The kids gave their gifts to their teachers today — Christmas ornaments, chocolate bars, holiday cards and a poem by Wacky Girl. (Keeping everything simple and within the budget this year.) For this week’s Thursday Thirteen…
THIRTEEN GREAT GIFTS TO GIVE A TEACHER
1. Volunteer in class when you can.
2. Gift certificates — to restaurants, a gourmet grocery store, a bookstore, an office supply place.
3. If you have time, go into the school when you pick up your child and ask if they need help cleaning the classroom — recycle old papers, wipe down the desks, push in the chairs, sharpen the pencils, sort out work to go home with the kids.
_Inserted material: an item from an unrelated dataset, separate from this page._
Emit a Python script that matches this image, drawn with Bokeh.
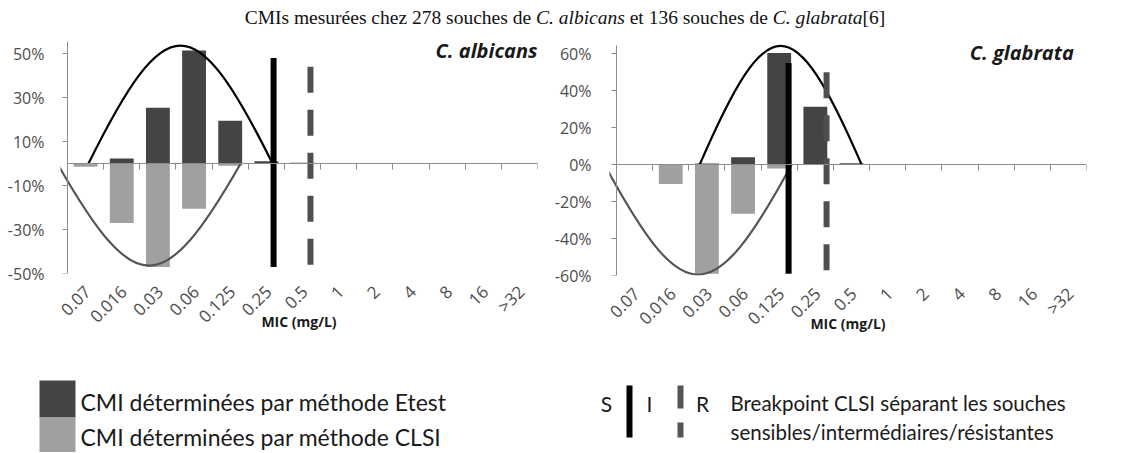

4. Buy them a CD player for the class if they need one. Or beanbag chairs. Or bookshelves. Teachers spend way too much of their own money outfitting their classrooms and buying supplies for students.
5. Small gifts are fine — kids’ drawings, cards or letters, poems. Even a thank you note will do. An assortment of teabags, a pound or two of coffee. Homemade or storebought cookies, mints, cheese and crackers.
6. Jewelry. My daughter came home from kindergarten saying, “Some of the kids bought the teacher jewelry for Christmas!” It was from the Dollar Store, but who cares? (If you can afford better, go for it.)
7. Neck wraps — I have a lavender-scented one I love. Heat it in the microwave for two minutes and neckache is gone. Teachers (the ones I’ve known, anyway) seem to internalize most of their stress.
8. Journals, blank notecards, fancy pens.
9. A homemade meal — something easy to transport, that you can leave with them at the end of day. Maybe a casserole with a loaf of bread, a bottle of wine, and dessert. No time to cook? Costco meals are much appreciated, too. (I’m thinking of my neighbors right now — new parents, teachers, the mail carrier — everyone likes a meal that they didn’t have to fix.)
10. A gift certificate for a massage, manicure or pedicure.
11. Fruit baskets — small or large.
12. DVDs, music CDs, books, magazines. Or better yet — subscriptions to magazines.
13. Anything, really, as long as you’ve put a little thought into it.
Honestly? It’s the thought that counts. When I saw my daughter’s teacher reading her poem to himself (she drew little pictures in the margins, it’s totally sweet), then asking her, “You wrote this? Did it take you long?” I don’t know who was happier — him, her or me. My daughter’s kindergarten teacher showed me the best present she got at the end of the school year — a little Matchbox car that one of the kids gave her. (He saw the other kids had brought in gifts, and didn’t want to overlook her.) Now that is a present.